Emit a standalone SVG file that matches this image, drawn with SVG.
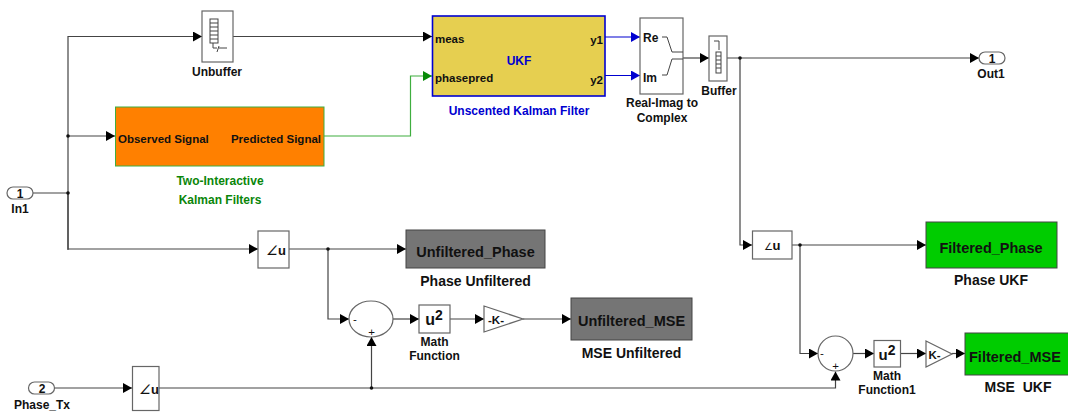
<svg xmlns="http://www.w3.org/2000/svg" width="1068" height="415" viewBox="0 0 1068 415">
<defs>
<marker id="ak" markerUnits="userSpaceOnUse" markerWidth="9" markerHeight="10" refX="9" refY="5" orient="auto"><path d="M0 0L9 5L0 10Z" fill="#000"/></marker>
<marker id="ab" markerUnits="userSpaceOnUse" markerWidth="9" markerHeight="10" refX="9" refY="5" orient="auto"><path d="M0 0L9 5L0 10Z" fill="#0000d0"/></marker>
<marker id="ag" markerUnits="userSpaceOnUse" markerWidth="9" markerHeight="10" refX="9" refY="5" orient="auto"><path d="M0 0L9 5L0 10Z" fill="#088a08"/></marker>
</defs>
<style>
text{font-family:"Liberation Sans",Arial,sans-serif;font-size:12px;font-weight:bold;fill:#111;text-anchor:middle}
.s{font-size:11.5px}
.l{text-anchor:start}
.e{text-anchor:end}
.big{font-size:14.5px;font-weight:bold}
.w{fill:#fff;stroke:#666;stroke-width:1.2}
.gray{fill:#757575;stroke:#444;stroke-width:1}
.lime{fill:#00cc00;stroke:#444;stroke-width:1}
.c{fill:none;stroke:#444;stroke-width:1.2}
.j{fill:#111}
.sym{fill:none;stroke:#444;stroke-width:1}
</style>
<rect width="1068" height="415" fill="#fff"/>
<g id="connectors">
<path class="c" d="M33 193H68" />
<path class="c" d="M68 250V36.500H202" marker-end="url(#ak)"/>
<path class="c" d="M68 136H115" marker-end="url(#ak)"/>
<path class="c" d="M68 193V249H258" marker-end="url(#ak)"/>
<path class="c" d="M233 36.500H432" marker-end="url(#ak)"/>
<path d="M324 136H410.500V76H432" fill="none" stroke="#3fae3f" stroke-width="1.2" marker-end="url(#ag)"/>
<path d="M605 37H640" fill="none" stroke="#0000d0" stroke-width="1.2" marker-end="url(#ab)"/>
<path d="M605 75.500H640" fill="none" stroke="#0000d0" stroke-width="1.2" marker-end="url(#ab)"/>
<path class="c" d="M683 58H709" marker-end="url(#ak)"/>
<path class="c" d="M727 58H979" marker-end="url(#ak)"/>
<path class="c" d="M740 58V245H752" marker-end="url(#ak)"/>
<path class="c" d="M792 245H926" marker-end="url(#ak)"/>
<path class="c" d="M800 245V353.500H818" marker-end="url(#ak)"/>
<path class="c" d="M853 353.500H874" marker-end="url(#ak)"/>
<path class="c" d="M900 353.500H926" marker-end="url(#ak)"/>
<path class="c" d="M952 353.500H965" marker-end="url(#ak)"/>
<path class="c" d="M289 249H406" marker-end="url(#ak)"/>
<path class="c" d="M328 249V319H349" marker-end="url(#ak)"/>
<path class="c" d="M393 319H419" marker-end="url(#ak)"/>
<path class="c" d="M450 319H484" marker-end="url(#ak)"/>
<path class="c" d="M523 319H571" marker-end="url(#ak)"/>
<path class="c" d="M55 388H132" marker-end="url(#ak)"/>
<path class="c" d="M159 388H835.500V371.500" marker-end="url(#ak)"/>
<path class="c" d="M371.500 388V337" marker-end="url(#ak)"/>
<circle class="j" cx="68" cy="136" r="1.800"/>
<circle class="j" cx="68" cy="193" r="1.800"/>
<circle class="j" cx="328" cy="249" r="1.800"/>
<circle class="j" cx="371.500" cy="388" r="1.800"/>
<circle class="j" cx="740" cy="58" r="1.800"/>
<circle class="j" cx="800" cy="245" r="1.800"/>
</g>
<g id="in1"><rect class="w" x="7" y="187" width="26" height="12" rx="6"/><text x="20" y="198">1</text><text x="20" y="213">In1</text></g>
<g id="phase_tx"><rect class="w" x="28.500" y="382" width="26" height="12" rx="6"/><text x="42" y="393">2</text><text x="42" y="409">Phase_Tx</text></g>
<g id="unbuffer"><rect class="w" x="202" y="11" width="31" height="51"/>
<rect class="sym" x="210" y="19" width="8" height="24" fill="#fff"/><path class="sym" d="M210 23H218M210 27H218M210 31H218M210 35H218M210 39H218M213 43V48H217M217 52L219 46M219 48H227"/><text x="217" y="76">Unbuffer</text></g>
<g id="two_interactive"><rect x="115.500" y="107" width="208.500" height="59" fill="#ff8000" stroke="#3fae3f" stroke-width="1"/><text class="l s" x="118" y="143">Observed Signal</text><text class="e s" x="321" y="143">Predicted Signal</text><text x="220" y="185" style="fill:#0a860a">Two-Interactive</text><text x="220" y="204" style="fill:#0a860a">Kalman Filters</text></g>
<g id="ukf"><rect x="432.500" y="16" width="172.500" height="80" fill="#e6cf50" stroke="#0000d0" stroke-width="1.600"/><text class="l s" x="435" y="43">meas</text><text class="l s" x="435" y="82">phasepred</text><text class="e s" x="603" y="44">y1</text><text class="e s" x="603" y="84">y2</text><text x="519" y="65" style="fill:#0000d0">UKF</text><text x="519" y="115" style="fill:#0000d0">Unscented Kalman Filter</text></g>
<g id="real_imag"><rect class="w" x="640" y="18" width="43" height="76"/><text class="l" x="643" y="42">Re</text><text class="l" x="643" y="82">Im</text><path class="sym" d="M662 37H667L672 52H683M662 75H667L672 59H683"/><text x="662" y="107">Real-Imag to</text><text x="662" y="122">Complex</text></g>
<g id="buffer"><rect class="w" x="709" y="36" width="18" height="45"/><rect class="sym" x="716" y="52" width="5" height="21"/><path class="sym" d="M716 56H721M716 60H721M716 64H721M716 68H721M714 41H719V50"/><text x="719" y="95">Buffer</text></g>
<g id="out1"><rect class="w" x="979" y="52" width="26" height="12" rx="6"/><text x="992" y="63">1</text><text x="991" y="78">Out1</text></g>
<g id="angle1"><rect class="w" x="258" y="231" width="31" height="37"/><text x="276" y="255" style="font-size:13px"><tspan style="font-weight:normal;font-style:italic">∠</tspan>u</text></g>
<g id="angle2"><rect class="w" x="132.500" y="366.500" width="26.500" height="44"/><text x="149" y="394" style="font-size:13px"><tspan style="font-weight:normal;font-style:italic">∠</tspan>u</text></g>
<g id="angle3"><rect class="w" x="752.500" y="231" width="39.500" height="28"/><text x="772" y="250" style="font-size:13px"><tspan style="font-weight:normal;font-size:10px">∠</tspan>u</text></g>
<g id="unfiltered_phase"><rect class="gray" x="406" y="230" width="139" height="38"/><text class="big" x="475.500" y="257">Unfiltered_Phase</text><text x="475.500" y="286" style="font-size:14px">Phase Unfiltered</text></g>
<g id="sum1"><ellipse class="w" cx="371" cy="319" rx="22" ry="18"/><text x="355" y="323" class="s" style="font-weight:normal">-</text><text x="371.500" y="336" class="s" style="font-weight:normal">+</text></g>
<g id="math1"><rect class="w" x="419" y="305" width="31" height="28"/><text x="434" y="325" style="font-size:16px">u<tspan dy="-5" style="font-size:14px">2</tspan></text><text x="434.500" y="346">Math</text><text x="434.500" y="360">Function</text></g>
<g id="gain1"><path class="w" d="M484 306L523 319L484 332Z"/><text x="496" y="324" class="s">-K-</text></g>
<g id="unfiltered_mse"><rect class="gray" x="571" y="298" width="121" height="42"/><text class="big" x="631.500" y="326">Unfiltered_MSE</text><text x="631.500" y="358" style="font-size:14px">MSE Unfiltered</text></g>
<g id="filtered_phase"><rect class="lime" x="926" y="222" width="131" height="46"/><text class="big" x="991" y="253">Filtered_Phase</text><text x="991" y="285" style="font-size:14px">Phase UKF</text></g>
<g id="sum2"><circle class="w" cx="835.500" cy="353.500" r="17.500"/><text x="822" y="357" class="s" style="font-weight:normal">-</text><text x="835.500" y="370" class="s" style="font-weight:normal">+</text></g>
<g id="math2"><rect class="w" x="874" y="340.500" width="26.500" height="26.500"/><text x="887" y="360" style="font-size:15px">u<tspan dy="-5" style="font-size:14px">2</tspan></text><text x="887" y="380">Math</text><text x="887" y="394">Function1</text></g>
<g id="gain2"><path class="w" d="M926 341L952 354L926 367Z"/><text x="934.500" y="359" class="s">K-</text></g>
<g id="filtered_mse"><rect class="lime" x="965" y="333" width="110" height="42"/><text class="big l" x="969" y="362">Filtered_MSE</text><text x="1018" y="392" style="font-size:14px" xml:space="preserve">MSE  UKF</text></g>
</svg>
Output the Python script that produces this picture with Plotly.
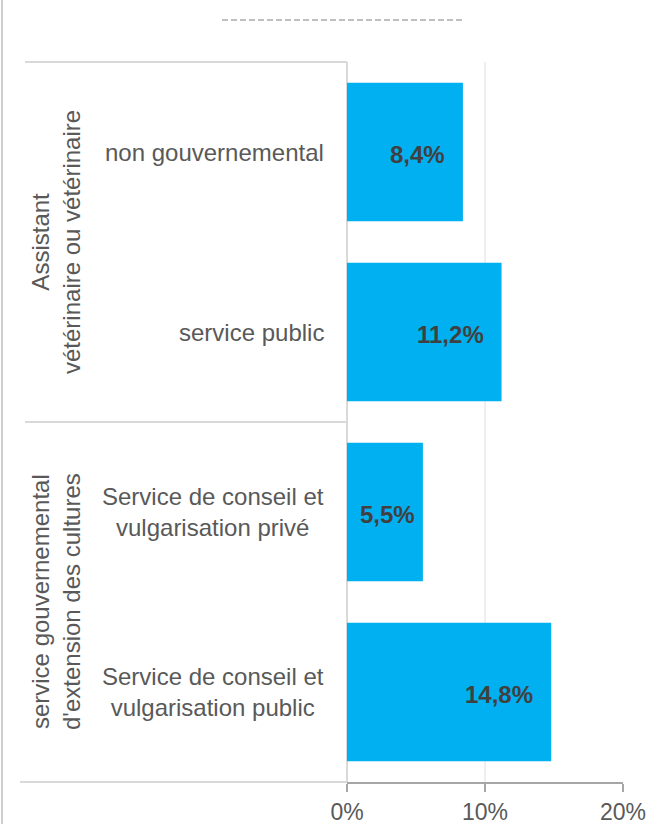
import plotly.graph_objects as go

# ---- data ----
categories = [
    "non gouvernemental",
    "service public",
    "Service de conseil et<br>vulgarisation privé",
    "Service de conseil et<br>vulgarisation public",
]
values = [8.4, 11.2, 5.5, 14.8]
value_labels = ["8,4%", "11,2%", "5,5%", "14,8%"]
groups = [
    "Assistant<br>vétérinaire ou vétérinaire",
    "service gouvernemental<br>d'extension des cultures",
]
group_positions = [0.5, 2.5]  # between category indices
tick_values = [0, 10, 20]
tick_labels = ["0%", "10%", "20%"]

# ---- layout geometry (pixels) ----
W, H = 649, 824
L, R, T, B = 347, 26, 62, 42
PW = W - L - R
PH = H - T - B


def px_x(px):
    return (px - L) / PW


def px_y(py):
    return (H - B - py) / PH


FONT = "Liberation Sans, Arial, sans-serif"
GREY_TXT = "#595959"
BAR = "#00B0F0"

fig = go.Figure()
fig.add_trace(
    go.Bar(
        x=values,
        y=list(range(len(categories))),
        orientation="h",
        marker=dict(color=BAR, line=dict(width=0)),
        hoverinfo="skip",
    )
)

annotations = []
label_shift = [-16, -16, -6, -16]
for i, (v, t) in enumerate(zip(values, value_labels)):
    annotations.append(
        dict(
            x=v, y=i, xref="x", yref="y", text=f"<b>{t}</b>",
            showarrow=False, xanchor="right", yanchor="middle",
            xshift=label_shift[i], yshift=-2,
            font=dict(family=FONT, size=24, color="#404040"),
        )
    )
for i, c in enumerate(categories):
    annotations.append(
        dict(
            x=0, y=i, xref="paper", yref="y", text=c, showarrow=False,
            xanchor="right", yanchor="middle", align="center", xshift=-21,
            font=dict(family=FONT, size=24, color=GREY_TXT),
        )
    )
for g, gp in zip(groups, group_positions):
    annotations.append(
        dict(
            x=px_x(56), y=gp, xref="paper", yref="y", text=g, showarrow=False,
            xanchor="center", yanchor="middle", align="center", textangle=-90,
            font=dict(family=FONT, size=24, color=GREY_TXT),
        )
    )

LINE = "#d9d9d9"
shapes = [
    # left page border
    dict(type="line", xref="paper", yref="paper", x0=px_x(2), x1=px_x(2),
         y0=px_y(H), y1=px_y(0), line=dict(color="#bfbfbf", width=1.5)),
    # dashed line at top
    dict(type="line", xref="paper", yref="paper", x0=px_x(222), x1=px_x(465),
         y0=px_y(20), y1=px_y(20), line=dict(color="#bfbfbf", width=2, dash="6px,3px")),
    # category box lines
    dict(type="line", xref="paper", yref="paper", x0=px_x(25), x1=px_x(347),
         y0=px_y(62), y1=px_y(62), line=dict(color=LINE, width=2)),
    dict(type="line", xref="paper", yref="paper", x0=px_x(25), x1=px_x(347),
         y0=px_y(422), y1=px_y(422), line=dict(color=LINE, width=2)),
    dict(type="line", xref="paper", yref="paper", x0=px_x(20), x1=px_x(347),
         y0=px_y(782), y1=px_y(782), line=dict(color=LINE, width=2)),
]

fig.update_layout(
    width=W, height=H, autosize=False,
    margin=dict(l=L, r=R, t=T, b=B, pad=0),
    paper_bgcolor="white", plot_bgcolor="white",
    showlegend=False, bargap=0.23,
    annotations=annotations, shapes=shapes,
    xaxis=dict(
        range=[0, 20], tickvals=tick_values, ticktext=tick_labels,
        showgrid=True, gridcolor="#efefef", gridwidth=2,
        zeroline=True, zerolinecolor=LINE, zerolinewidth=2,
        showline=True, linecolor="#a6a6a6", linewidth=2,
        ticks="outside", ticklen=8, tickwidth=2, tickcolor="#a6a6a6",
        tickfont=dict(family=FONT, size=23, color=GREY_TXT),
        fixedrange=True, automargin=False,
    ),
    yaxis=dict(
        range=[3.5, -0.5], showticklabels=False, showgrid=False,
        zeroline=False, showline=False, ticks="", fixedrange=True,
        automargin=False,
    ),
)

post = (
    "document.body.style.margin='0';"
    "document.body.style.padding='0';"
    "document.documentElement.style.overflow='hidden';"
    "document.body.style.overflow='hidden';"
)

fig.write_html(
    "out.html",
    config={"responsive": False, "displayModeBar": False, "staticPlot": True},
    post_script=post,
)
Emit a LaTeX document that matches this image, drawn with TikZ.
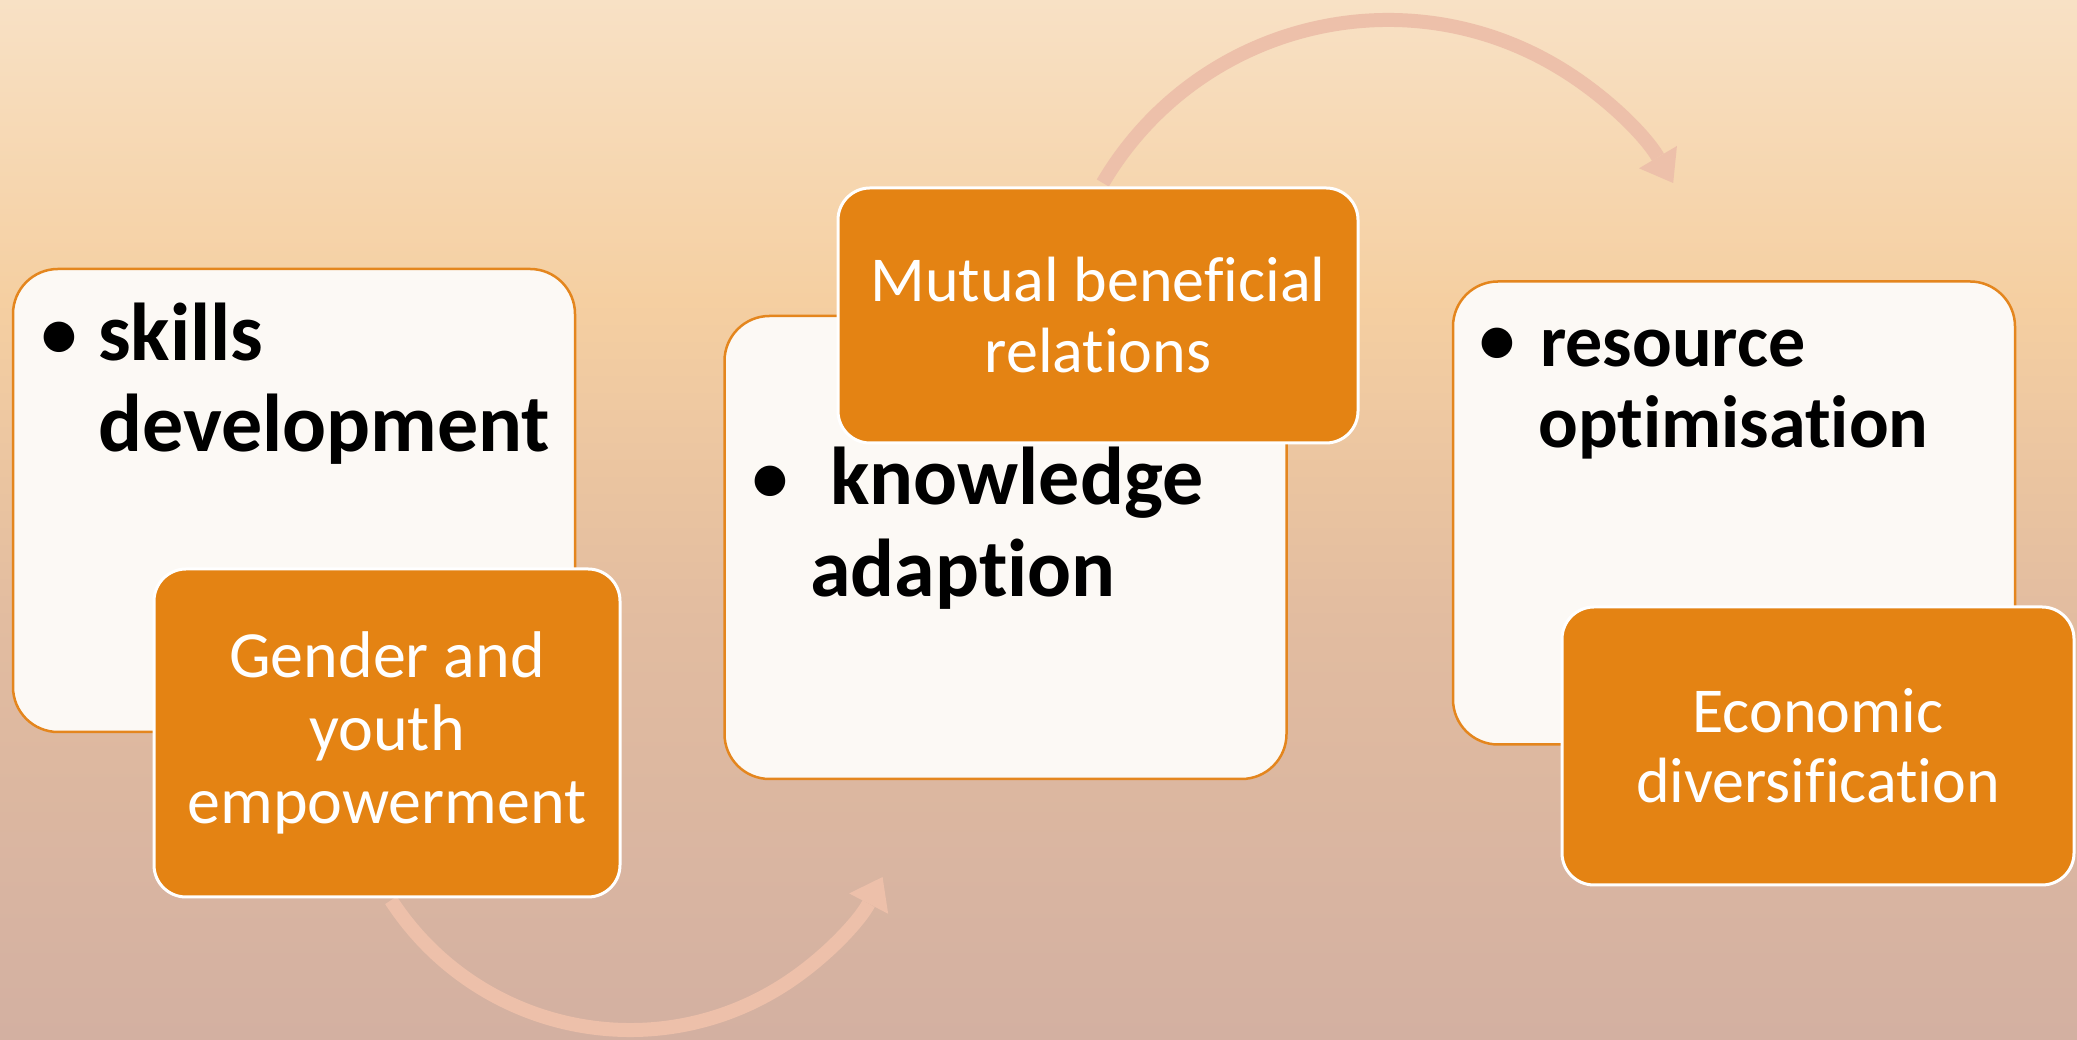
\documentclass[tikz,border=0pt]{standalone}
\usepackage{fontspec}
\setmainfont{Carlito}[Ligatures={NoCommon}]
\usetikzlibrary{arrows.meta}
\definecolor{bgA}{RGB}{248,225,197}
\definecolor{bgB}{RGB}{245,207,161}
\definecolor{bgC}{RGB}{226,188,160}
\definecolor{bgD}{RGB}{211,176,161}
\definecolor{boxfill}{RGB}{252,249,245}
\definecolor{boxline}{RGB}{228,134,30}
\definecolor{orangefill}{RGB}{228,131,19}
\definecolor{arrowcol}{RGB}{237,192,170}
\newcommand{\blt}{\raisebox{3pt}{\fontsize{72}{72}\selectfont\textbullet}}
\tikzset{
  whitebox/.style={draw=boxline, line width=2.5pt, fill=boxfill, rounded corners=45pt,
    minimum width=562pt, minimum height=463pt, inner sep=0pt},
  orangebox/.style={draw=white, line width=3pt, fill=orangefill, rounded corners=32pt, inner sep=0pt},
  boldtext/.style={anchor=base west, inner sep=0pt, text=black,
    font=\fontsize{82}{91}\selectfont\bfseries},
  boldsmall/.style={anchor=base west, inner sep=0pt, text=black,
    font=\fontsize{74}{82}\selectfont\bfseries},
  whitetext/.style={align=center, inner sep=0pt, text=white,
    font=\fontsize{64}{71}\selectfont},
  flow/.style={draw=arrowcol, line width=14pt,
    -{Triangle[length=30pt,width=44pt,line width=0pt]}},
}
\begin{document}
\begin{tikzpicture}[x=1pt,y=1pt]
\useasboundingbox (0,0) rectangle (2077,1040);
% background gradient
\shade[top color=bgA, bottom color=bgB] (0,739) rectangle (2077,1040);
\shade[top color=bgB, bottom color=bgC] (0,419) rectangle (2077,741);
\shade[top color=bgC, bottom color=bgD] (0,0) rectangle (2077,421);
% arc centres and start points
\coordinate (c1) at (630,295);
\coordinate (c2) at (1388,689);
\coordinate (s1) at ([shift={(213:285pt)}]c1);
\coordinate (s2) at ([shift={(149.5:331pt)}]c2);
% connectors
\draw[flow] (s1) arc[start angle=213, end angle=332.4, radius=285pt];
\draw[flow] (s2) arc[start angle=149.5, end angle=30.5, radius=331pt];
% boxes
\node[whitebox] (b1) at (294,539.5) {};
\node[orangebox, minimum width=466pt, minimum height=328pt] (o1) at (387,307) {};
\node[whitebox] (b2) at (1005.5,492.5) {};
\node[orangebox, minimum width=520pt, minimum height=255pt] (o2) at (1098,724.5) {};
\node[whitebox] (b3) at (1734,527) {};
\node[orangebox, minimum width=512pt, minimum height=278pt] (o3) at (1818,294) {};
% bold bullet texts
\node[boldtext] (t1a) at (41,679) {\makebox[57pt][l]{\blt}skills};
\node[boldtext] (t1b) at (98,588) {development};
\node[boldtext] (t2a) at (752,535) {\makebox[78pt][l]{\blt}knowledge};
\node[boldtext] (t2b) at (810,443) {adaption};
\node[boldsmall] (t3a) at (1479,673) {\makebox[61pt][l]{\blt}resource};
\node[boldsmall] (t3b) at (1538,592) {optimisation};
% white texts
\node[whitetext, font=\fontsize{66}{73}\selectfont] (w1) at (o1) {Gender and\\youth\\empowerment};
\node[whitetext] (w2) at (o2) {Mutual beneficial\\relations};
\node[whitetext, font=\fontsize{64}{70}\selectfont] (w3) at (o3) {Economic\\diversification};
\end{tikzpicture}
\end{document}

━━━━━━━━

§ **What you will do**
Identify the lines above that contain the word "matches", then copy them.

§ **Solved exercise**
Emit a standalone SVG file that matches this image, drawn with SVG.
Emit a LaTeX document that matches this image, drawn with TikZ.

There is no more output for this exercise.